Histoire et société

Dieu me pardonne c'est son métier

Risque pour la résilience : la stratégie de sécurité économique de la Chine

La Chine est en train de transformer son économie pour s’adapter à une nouvelle ère géopolitique, mais cela ne signifie pas que les réformes économiques ont cessé ou que les investissements étrangers ne sont pas les bienvenus. Cet article qui vient d’un Chinois de Honolulu ce qui signifie qu’il est probablement inspiré par une faction du capitalisme US, voire de la CIA, qui plaide à la manière d’un Kissinger pour une alliance entra la Chine et les USA, un monde bi-polaire avec deux modes capitalistes l’un libéral, l’autre étatiste et dans un équilibre mutuel et surtout pas le socialisme. Est exigée ou souhaitée une rupture avec des pays “terroristes”, bellicistes… L’Iran mais surtout la Russie, la Corée du nord, ce qui n’est pas à l’ordre du jour. Mais outre ce vœu illusoire, il met néanmoins aussi en évidence un axe fondamental de l’orientation de la Chine. La Chine doit continuer à assurer sécurité économique et politique à sa population pour être légitime. Toute la stratégie internationaliste de la Chine doit ne pas négliger ce fondamental et en faire l’argument d’une autre modernité pour le monde en développement mais en conservant un équilibre avec les USA en crise. (note et traduction de Danielle Bleitrach pour histoireetsociete)
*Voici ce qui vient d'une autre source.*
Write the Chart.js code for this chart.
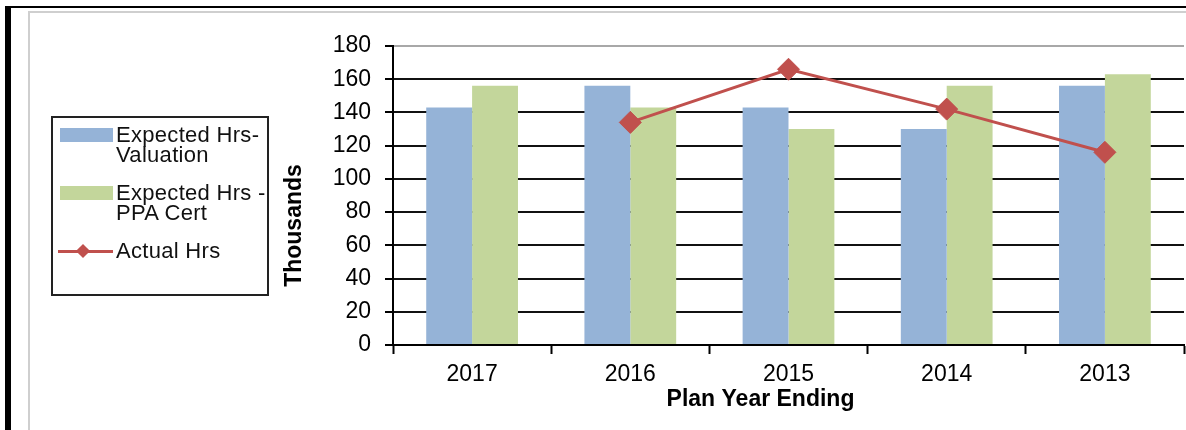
<!DOCTYPE html>
<html>
<head>
    <title>Plan Year Hours</title>
    <script src="https://cdn.jsdelivr.net/npm/chart.js"></script>
    <style>
        body {
            margin: 0;
            width: 1186px;
            height: 430px;
            overflow: hidden;
            position: relative;
            background: #fff;
            font-family: "Liberation Sans", Arial, sans-serif;
        }
        .frame-dark {
            position: absolute; left: 5px; top: 6px; right: -20px; bottom: -20px;
            border-left: 6px solid #000; border-top: 2px solid #000;
        }
        .frame-light {
            position: absolute; left: 28px; top: 11px; right: -20px; bottom: -20px;
            border-left: 2px solid #cfcfcf; border-top: 2px solid #cfcfcf;
        }
        canvas { position: absolute; left: 0; top: 0; }
        #legend {
            position: absolute; left: 51px; top: 116px;
            width: 214px; height: 169px;
            border: 2px solid #222;
            padding-top: 7px;
            box-sizing: content-box;
        }
        .item { position: relative; margin-bottom: 18px; padding-left: 63px; font-size: 22px; line-height: 20px; letter-spacing: 0.3px; color: #111; white-space: nowrap; }
        .swatch { position: absolute; left: 7px; top: 3px; width: 53px; height: 14px; }
        .lineKey { position: absolute; left: 5px; top: 9px; width: 55px; height: 3px; }
        .diamond { position: absolute; left: 25px; top: 5px; width: 10px; height: 10px; transform: rotate(45deg); }
    </style>
</head>
<body>
    <div class="frame-dark"></div>
    <div class="frame-light"></div>
    <canvas id="hoursChart" width="1196" height="430"></canvas>
    <div id="legend"></div>
    <script>
        const categories = ['2017', '2016', '2015', '2014', '2013'];
        const valuationHrs = [143, 156, 143, 130, 156];
        const ppaCertHrs = [156, 143, 130, 156, 163];
        const actualHrs = [null, 134, 166, 142, 116];
        const seriesNames = [['Expected Hrs-', 'Valuation'], ['Expected Hrs -', 'PPA Cert'], ['Actual Hrs']];
        const yMin = 0, yMax = 180, yStep = 20;
        const xTitle = 'Plan Year Ending';
        const yTitle = 'Thousands';

        const blue = '#95B3D7';
        const green = '#C3D69B';
        const red = '#C0504D';
        const fontFamily = '"Liberation Sans", Arial, sans-serif';

        // axis titles are not centred on the plot in the original, so draw them by hand
        const axisTitles = {
            id: 'axisTitles',
            afterDraw(chart) {
                const { ctx, chartArea } = chart;
                ctx.save();
                ctx.fillStyle = '#000';
                ctx.font = 'bold 23px ' + fontFamily;
                ctx.textAlign = 'center';
                ctx.textBaseline = 'alphabetic';
                ctx.fillText(xTitle, (chartArea.left + chartArea.right) / 2 - 28, chartArea.bottom + 61);
                ctx.translate(chartArea.left - 92, (chartArea.top + chartArea.bottom) / 2 + 30);
                ctx.rotate(-Math.PI / 2);
                ctx.fillText(yTitle, 0, 0);
                ctx.restore();
            }
        };

        const ctx = document.getElementById('hoursChart').getContext('2d');
        const hoursChart = new Chart(ctx, {
            type: 'bar',
            data: {
                labels: categories,
                datasets: [{
                    label: seriesNames[0].join(' '),
                    data: valuationHrs,
                    backgroundColor: blue,
                    barPercentage: 1,
                    categoryPercentage: 0.58,
                    order: 1
                }, {
                    label: seriesNames[1].join(' '),
                    data: ppaCertHrs,
                    backgroundColor: green,
                    barPercentage: 1,
                    categoryPercentage: 0.58,
                    order: 1
                }, {
                    type: 'line',
                    label: seriesNames[2].join(' '),
                    data: actualHrs,
                    borderColor: red,
                    borderWidth: 3,
                    pointStyle: 'rectRot',
                    pointRadius: 11,
                    pointBackgroundColor: red,
                    pointBorderColor: red,
                    pointBorderWidth: 1,
                    tension: 0,
                    order: 0
                }]
            },
            options: {
                responsive: false,
                animation: false,
                layout: {
                    padding: { left: 270, top: 46, right: 8, bottom: 45 }
                },
                plugins: {
                    legend: { display: false },
                    tooltip: { enabled: false }
                },
                scales: {
                    x: {
                        offset: true,
                        grid: {
                            offset: true,
                            drawOnChartArea: false,
                            tickLength: 9,
                            tickColor: '#000',
                            tickWidth: 2
                        },
                        border: { color: '#000', width: 2 },
                        ticks: {
                            color: '#000',
                            padding: 7,
                            font: { size: 23, family: fontFamily }
                        },
                        afterFit: scale => { scale.height = 40; }
                    },
                    y: {
                        min: yMin,
                        max: yMax,
                        grid: {
                            color: c => (c.tick && c.tick.value === yMax) ? '#a8a8a8' : '#111',
                            lineWidth: 2,
                            tickLength: 8,
                            tickColor: '#000',
                            tickWidth: 2
                        },
                        border: { color: '#000', width: 2 },
                        ticks: {
                            stepSize: yStep,
                            color: '#000',
                            padding: 14,
                            font: { size: 23, family: fontFamily }
                        },
                        afterFit: scale => { scale.width = 123; }
                    }
                }
            },
            plugins: [axisTitles]
        });

        // boxed legend on the left, built from the chart's datasets
        const legend = document.getElementById('legend');
        hoursChart.data.datasets.forEach((ds, i) => {
            const item = document.createElement('div');
            item.className = 'item';
            if (ds.type === 'line') {
                item.innerHTML = '<div class="lineKey" style="background:' + ds.borderColor + '"></div>' +
                    '<div class="diamond" style="background:' + ds.borderColor + '"></div>';
            } else {
                item.innerHTML = '<div class="swatch" style="background:' + ds.backgroundColor + '"></div>';
            }
            seriesNames[i].forEach(line => {
                const row = document.createElement('div');
                row.textContent = line;
                item.appendChild(row);
            });
            legend.appendChild(item);
        });
    </script>
</body>
</html>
par Wenjing Wang 27 juillet 2024

Xi Jinping prononce un discours lors d’une cérémonie marquant le centième anniversaire de la fondation du Parti communiste chinois à Pékin, en Chine, le 1er juillet 2021. Ju Peng / Xinhua

Cet article a été initialement publié par Pacific Forum, un institut de recherche en politique étrangère basé à Honolulu et fondé en 1975.

En 2014, lors de la réunion inaugurale de la Commission de sécurité nationale, la Chine a officiellement introduit le concept de « sécurité nationale globale », en mettant en avant la sécurité économique.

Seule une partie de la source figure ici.